■ **Task brief**
No pictures go into the copy. Write out exactly the lines below from the one containing "Recreate this image" through the one containing "policies &amp; EU competencies</text>".

— Begin Provided data —

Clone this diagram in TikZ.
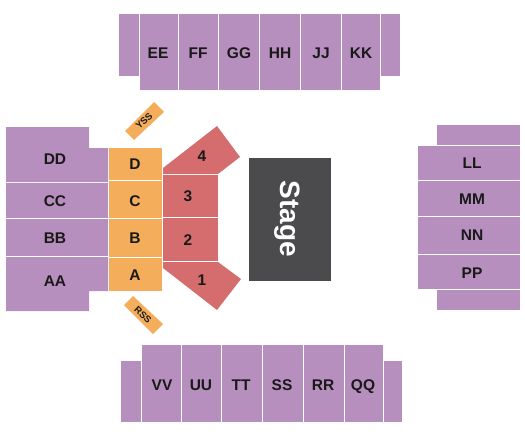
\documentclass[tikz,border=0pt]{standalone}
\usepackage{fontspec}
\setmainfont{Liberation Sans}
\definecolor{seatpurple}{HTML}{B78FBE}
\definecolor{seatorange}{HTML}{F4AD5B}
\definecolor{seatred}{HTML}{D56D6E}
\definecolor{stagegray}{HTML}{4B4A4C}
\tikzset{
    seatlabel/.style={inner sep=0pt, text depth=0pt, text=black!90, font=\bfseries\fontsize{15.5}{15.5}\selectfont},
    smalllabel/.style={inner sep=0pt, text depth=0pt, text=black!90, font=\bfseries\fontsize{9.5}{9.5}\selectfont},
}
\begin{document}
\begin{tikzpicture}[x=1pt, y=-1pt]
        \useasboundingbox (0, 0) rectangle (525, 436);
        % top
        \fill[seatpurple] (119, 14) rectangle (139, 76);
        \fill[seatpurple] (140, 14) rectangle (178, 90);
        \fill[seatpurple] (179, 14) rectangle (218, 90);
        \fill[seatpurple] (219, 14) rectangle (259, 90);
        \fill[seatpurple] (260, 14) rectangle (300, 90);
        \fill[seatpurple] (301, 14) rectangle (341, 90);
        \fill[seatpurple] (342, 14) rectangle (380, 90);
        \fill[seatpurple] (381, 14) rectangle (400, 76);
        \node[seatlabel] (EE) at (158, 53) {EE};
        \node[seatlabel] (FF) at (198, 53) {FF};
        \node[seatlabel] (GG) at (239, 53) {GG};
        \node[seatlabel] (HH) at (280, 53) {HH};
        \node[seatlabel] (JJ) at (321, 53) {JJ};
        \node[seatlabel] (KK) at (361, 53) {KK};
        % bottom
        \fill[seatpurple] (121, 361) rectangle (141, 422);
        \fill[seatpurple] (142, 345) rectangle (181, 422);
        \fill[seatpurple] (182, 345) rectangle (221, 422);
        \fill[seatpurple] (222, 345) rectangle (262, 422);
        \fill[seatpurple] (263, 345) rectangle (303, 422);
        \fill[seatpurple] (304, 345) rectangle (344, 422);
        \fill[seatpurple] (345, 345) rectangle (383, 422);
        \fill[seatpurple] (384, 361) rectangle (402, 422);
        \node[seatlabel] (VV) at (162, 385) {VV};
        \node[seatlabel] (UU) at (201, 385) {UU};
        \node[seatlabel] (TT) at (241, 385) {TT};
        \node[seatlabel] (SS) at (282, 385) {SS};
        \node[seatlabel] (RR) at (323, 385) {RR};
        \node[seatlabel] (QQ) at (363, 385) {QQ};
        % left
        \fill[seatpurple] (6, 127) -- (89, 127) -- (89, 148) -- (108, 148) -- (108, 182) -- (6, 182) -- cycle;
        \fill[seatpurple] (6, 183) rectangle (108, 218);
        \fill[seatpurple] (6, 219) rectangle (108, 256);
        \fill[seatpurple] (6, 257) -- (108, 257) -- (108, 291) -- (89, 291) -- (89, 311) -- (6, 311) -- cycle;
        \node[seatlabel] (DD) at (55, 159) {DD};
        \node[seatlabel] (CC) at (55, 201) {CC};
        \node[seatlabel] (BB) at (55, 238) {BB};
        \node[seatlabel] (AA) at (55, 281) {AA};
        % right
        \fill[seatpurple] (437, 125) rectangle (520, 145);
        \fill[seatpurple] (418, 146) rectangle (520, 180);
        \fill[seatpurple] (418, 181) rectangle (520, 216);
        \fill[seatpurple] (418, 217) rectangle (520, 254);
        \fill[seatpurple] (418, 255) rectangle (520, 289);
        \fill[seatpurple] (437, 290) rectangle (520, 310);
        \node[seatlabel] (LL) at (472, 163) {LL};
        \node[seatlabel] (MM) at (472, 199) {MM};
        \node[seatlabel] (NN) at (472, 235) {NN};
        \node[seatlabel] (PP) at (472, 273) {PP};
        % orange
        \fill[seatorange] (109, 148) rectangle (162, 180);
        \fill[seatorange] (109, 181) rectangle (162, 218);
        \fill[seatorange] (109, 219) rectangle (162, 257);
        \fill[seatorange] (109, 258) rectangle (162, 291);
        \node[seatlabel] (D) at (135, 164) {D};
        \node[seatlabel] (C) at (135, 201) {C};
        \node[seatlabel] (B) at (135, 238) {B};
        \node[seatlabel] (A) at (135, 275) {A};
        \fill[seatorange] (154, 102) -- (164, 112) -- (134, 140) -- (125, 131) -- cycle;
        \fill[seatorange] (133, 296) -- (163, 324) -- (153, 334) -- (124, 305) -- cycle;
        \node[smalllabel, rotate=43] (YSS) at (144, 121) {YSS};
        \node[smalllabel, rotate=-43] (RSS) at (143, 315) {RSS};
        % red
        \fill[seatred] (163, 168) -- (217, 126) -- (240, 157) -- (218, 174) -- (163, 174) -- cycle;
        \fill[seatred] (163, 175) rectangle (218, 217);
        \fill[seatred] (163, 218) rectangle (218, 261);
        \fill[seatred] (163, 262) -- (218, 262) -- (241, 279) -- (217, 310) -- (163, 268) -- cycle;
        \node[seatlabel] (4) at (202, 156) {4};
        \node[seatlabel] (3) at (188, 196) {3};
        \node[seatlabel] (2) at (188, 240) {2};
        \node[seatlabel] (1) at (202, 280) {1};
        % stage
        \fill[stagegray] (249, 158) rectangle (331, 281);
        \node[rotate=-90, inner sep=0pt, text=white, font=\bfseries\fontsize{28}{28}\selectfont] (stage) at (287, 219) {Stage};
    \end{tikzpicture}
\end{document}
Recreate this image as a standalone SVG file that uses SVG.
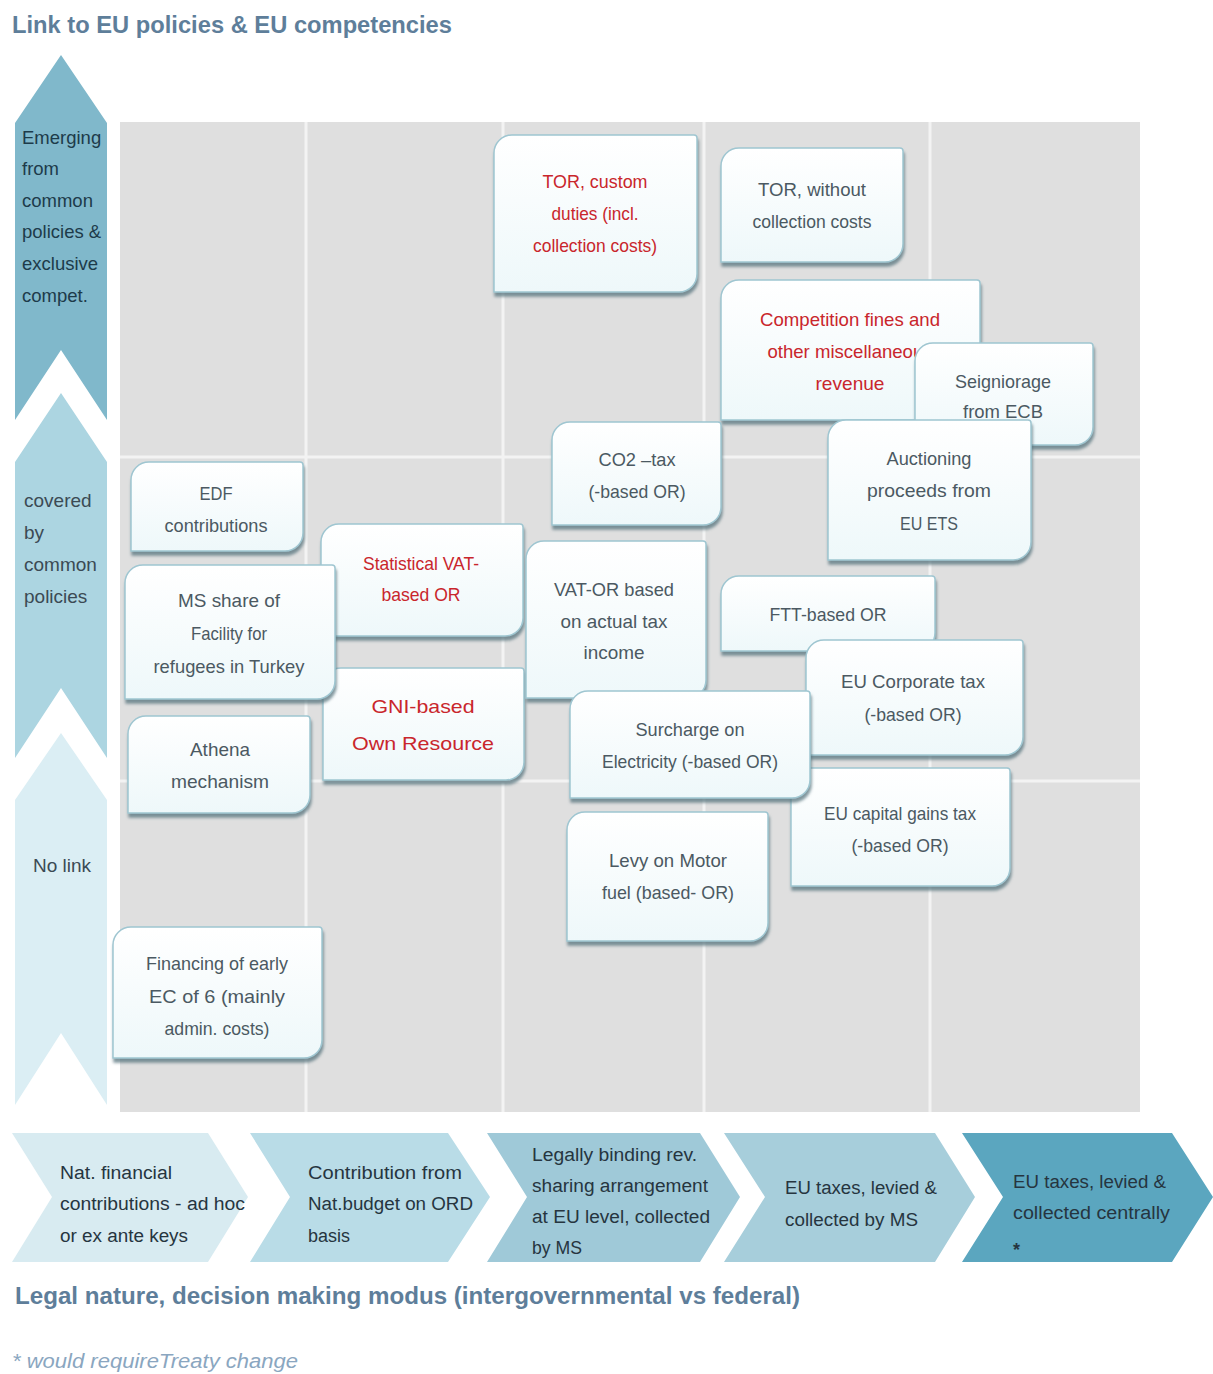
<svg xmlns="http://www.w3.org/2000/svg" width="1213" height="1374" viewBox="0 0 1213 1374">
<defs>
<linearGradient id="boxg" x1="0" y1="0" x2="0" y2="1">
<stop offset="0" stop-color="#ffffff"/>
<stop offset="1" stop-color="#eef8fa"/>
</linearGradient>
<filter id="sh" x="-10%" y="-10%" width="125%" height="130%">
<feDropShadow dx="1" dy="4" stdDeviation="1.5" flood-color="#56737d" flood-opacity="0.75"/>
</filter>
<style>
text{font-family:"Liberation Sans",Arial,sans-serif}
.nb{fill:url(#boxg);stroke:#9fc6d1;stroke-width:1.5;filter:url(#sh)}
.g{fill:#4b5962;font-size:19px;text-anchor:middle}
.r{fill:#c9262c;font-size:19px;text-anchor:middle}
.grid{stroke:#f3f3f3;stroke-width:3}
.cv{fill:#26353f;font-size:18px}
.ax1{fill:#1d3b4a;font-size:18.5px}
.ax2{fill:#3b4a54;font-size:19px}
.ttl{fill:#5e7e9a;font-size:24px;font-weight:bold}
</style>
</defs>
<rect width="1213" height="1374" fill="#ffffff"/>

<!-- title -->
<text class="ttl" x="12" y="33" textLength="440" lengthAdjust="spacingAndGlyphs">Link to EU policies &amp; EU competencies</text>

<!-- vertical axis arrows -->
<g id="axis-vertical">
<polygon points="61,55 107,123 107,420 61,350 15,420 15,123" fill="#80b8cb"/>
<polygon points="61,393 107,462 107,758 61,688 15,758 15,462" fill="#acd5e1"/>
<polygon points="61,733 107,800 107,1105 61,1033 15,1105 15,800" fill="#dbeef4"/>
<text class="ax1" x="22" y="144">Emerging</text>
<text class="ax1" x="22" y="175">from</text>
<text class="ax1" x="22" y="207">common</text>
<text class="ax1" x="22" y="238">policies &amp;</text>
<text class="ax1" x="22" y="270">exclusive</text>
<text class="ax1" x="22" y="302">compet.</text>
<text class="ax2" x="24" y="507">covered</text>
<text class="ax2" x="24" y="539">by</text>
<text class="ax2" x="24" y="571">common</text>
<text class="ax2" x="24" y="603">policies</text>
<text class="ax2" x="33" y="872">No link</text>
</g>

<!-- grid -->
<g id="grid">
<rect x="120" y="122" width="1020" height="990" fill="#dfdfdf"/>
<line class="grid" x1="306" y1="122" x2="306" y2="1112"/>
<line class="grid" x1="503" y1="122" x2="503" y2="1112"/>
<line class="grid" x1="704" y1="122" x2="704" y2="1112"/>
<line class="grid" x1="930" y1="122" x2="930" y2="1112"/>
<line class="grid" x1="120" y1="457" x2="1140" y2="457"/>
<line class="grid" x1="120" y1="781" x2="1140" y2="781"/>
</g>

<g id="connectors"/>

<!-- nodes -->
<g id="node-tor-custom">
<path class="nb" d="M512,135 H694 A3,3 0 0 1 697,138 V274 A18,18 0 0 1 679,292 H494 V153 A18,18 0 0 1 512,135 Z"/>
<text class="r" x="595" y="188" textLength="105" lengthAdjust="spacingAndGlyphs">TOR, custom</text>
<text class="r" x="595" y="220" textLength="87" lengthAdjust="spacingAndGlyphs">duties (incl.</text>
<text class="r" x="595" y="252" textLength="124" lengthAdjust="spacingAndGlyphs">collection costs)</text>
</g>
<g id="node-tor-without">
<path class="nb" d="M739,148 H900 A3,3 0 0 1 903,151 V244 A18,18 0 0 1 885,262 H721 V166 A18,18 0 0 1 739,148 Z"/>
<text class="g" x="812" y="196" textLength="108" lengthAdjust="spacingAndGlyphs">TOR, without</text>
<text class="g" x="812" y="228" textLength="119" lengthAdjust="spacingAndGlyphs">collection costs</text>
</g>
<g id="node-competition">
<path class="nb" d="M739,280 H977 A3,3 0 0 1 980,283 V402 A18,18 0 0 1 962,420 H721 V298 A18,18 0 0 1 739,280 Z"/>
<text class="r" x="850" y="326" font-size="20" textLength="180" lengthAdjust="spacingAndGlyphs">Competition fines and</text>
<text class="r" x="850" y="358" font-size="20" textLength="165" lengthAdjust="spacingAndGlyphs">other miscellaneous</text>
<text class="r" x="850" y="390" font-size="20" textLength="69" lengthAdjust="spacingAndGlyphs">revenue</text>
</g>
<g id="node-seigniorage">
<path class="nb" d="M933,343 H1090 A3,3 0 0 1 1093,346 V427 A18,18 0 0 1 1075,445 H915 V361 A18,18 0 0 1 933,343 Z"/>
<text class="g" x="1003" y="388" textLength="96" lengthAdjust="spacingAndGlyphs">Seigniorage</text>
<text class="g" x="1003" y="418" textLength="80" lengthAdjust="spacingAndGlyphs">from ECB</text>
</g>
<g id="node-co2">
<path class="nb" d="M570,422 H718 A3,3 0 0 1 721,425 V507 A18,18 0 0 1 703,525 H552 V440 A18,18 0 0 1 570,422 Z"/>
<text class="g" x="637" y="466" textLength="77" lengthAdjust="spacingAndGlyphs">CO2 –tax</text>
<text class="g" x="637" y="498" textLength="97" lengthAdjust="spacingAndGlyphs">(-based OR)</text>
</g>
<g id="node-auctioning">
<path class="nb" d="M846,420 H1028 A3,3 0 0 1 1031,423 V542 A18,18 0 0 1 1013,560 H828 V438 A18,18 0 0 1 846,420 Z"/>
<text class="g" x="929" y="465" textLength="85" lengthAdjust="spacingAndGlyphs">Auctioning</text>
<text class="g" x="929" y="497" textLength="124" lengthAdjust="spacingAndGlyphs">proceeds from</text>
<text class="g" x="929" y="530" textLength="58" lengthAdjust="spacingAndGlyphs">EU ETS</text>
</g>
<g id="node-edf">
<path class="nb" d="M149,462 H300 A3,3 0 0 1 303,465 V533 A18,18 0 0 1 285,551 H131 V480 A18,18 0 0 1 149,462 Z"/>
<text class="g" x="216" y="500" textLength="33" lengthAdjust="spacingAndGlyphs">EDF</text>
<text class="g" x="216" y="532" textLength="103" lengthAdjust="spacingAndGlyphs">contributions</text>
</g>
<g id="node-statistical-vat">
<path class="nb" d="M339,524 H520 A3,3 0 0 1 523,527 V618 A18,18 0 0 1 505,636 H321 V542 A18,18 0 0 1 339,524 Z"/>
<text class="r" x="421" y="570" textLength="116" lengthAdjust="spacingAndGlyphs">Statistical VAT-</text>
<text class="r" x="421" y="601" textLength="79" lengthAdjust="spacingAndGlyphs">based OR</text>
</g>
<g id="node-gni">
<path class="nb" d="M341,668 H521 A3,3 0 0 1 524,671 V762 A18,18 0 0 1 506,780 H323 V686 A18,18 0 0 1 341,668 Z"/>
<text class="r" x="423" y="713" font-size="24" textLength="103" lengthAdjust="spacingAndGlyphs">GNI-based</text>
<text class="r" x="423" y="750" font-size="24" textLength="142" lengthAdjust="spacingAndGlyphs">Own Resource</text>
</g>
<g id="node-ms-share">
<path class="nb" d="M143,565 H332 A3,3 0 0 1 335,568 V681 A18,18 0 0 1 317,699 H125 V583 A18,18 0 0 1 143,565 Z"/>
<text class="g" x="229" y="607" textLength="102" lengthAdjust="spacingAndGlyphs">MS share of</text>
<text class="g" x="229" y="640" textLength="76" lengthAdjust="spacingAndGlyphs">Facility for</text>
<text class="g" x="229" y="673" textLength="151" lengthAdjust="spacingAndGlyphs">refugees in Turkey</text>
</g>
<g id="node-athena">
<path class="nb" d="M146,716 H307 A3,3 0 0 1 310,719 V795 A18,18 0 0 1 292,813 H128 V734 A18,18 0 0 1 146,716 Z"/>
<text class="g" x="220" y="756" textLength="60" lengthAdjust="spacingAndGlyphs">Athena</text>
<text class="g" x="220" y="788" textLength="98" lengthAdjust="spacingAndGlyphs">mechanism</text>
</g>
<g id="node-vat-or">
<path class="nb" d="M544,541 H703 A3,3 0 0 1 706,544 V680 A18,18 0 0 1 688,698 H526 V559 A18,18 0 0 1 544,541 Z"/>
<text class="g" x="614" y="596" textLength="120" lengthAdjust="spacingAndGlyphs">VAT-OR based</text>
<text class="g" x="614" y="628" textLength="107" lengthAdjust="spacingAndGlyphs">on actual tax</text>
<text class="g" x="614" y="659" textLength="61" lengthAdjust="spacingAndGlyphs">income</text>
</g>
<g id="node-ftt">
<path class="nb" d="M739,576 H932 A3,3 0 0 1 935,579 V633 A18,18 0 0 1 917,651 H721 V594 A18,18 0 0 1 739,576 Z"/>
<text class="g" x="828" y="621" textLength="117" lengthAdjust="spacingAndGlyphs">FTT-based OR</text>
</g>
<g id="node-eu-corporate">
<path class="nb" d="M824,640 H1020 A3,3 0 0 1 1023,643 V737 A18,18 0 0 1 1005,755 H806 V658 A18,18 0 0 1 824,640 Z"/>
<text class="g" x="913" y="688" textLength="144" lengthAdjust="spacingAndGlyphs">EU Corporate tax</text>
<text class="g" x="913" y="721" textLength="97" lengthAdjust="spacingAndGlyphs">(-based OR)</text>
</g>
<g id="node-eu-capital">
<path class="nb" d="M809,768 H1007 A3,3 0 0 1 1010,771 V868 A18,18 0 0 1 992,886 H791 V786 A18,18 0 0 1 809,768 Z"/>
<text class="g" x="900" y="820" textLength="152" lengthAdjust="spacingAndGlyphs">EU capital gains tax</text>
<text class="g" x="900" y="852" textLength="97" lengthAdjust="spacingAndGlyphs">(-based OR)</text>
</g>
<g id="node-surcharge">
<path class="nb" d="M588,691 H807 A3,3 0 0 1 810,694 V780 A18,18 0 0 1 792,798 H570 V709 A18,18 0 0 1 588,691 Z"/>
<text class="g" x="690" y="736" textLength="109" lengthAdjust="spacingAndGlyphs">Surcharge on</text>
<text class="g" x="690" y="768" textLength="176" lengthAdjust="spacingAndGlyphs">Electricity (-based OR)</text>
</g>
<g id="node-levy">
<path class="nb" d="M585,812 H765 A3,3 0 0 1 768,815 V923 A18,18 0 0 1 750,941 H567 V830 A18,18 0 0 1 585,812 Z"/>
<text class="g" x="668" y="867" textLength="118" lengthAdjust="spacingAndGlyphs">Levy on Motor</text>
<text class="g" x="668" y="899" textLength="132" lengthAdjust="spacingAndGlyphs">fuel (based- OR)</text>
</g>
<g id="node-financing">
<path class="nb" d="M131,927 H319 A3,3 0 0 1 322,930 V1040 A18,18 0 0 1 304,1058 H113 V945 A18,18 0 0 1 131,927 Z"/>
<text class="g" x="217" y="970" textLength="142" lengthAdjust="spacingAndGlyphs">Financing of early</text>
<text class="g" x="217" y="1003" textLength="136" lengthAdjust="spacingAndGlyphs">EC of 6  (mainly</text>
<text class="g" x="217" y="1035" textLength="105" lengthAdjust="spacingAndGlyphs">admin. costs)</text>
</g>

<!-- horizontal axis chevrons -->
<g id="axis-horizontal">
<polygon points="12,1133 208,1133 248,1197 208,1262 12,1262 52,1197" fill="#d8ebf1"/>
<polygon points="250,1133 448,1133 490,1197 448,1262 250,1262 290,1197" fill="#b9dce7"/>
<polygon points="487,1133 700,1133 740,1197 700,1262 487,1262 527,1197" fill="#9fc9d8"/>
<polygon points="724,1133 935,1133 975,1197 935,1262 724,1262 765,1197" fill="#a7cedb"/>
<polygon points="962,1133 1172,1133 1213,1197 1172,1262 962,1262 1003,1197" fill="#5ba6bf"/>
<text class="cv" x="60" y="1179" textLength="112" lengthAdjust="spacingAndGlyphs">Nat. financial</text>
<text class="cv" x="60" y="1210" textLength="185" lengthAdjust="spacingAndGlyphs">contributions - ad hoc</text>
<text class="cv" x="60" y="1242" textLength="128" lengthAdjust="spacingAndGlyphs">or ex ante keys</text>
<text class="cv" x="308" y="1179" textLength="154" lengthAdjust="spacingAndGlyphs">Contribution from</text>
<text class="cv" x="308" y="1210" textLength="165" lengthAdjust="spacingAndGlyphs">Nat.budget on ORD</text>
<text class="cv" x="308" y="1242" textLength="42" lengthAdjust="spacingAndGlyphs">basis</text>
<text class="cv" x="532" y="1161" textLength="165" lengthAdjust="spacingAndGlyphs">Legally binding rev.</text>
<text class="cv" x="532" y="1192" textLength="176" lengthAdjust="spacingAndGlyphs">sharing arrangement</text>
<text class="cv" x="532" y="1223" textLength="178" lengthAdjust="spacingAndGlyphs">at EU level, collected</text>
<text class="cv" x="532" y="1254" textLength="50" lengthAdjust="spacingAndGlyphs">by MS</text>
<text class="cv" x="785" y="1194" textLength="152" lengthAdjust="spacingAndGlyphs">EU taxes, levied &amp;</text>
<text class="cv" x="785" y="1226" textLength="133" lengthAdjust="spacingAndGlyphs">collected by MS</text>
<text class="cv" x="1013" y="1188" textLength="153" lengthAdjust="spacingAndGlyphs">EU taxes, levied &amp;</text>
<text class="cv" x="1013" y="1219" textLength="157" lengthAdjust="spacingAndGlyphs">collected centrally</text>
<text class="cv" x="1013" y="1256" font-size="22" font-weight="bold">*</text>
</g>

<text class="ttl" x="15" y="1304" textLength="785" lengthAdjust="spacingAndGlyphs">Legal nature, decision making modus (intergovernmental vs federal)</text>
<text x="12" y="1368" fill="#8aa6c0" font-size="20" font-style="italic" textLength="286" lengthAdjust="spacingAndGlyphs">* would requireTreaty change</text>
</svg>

— End Provided data —

■ **Result of the exercise**
Recreate this image as a standalone SVG file that uses SVG.
<svg xmlns="http://www.w3.org/2000/svg" width="1213" height="1374" viewBox="0 0 1213 1374">
<defs>
<linearGradient id="boxg" x1="0" y1="0" x2="0" y2="1">
<stop offset="0" stop-color="#ffffff"/>
<stop offset="1" stop-color="#eef8fa"/>
</linearGradient>
<filter id="sh" x="-10%" y="-10%" width="125%" height="130%">
<feDropShadow dx="1" dy="4" stdDeviation="1.5" flood-color="#56737d" flood-opacity="0.75"/>
</filter>
<style>
text{font-family:"Liberation Sans",Arial,sans-serif}
.nb{fill:url(#boxg);stroke:#9fc6d1;stroke-width:1.5;filter:url(#sh)}
.g{fill:#4b5962;font-size:19px;text-anchor:middle}
.r{fill:#c9262c;font-size:19px;text-anchor:middle}
.grid{stroke:#f3f3f3;stroke-width:3}
.cv{fill:#26353f;font-size:18px}
.ax1{fill:#1d3b4a;font-size:18.5px}
.ax2{fill:#3b4a54;font-size:19px}
.ttl{fill:#5e7e9a;font-size:24px;font-weight:bold}
</style>
</defs>
<rect width="1213" height="1374" fill="#ffffff"/>

<!-- title -->
<text class="ttl" x="12" y="33" textLength="440" lengthAdjust="spacingAndGlyphs">Link to EU policies &amp; EU competencies</text>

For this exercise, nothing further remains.